Topbaş’a Maltepe’deki Karayolları arsası için bir proje önerisi
MİMAR A. Asaf Erem, sınıf arkadaşı mimar Kadir Topbaş’a, Küçükyalı’da 135 dönümlük Karayolları arazisinin terk edilmiş durumda olduğunu belirterek, bir öneride bulunuyor: “Sınıf arkadaşım olarak okuduğumuz şehircilik derslerimize göre, İstanbul’da çok eksik olan donatı alanlarından bir tanesi olan ve bilhassa İstanbul’un, Anadolu yakasının ve tabii ki çevre belediyeler ile bilhassa Maltepeliler için çok büyük iş, aş ve katma değer sağlayacak, 5 yıldızlı misafir oteli de olan, uluslararası yarışmaların, tenis turnuvalarının yapılacağı, basketbol, voleybol, yüzme, eskrim, buz pateni, vs. gibi pek çok spor dalının yapılabileceği bir spor kompleksi ile yine ulusal ve uluslararası konferansların düzenlenebileceği, sempozyumların yapılabileceği içinde ‘London Library’ gibi müthiş bir kütüphanesi de olan kültür kompleksinin, bu müthiş arazide yapılması için gerek başbakanlığa müracaatıma ve gerekse Çevre ve Şehircilik Bakanlığı’na müracaatıma uyduruk cevaplar verdiler ve konunun özelleştirme idaresi ve TOKİ ile ilgili olmasına rağmen, maksat cevap olsun misali Maltepe Belediyesi’ne bile neticesiz yazı yazıldı.”

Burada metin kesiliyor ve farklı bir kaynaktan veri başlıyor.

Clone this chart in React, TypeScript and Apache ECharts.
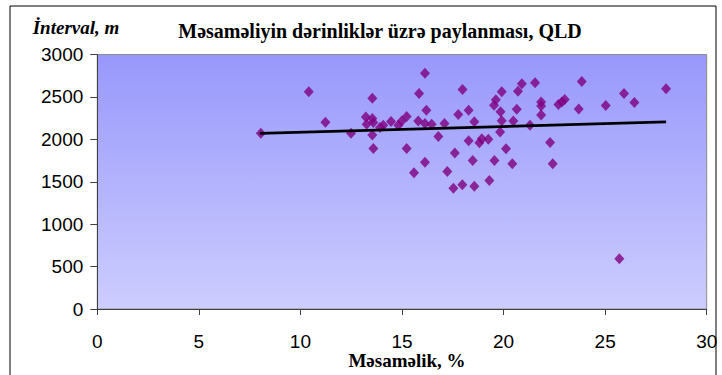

Asaf Erem yazısına devam ediyor: “Duyduğum o ki, hükümet Maltepelilerden bir şey olmaz diye, yani seçimi burada kazanamayız diye buraya hiç bir yatırım yapmamaya karar vermiş... Çok acıdır ki bunu bana bu reaksiyona çok üzülmüş vicdanlı üst seviye bir AKP’li kardeşim söyledi. Ve keşke siyasi hırs ve terbiyesizliğe kimse yenilmese de Maltepe’ye artık bir gereksinim olan fuar projesini hükümet veyahut belediye de yapabilse...

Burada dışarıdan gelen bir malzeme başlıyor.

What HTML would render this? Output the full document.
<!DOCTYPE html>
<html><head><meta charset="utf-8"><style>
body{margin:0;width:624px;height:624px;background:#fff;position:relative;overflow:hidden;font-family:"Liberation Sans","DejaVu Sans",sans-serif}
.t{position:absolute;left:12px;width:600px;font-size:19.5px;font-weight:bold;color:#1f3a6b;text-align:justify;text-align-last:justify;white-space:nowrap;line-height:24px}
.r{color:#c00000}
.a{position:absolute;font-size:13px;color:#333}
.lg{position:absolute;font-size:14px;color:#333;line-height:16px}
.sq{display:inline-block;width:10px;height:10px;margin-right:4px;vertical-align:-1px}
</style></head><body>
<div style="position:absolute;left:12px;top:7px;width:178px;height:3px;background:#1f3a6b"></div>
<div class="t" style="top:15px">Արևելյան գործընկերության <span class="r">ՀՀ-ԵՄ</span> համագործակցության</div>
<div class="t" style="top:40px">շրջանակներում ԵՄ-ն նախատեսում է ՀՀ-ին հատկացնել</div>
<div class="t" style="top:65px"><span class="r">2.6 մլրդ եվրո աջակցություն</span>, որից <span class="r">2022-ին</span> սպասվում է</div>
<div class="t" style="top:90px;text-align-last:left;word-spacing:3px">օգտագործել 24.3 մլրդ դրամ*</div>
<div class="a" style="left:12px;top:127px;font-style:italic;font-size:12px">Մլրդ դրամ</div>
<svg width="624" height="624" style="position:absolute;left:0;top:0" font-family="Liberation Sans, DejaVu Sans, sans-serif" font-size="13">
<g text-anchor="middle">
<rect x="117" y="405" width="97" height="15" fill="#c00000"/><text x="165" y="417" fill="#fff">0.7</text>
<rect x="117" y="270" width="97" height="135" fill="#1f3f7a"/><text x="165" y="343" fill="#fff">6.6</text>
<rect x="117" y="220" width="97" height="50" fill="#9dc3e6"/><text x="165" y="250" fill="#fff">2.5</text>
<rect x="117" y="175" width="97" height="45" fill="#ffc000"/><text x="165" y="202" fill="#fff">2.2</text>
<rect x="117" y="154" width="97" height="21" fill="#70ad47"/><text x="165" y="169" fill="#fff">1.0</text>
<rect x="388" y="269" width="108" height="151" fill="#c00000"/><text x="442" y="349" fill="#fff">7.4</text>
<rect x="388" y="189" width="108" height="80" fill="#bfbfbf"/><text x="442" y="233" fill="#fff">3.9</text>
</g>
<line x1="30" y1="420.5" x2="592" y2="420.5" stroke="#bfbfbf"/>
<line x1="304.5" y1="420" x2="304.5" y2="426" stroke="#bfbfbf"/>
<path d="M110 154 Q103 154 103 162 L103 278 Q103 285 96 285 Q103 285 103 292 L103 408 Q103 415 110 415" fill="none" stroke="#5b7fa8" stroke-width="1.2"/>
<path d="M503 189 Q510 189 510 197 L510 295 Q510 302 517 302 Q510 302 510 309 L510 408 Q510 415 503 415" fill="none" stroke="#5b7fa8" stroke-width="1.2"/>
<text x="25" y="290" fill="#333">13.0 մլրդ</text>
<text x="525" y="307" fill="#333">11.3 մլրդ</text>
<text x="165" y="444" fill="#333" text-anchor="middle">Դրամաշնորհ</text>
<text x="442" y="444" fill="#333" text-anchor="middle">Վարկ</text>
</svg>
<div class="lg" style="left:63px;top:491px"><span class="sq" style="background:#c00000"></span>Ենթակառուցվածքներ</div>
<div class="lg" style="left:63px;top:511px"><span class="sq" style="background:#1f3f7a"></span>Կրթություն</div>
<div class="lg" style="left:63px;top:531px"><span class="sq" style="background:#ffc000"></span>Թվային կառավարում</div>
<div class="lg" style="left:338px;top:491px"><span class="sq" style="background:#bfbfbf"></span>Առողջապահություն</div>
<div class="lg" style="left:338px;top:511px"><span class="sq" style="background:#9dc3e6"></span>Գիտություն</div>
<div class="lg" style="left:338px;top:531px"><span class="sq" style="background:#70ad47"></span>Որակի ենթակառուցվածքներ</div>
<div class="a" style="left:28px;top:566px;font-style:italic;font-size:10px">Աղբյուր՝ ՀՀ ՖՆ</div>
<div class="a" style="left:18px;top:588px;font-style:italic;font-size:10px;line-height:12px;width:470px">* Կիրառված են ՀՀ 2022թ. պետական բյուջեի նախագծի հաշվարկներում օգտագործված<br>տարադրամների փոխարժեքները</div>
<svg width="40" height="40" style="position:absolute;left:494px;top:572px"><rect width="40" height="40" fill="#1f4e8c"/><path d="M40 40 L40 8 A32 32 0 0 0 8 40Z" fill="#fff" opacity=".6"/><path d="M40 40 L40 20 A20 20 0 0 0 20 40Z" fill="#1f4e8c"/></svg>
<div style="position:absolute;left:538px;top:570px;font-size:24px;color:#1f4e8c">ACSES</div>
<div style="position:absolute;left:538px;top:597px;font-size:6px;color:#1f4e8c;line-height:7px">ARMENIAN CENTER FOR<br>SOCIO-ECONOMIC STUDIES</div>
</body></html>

Başkanım... Kamusal fayda adına bu Karayolları arsasına, bazı girişkenlerin şeytani ticari hırslarından evvel, kamu menfaatini düşünerek ve hiç kimseyi de dinlemeyerek, lütfen buraya bu spor ve oteli de olan kültür kompleksini sen kazandır...Gözlerinden öperim.”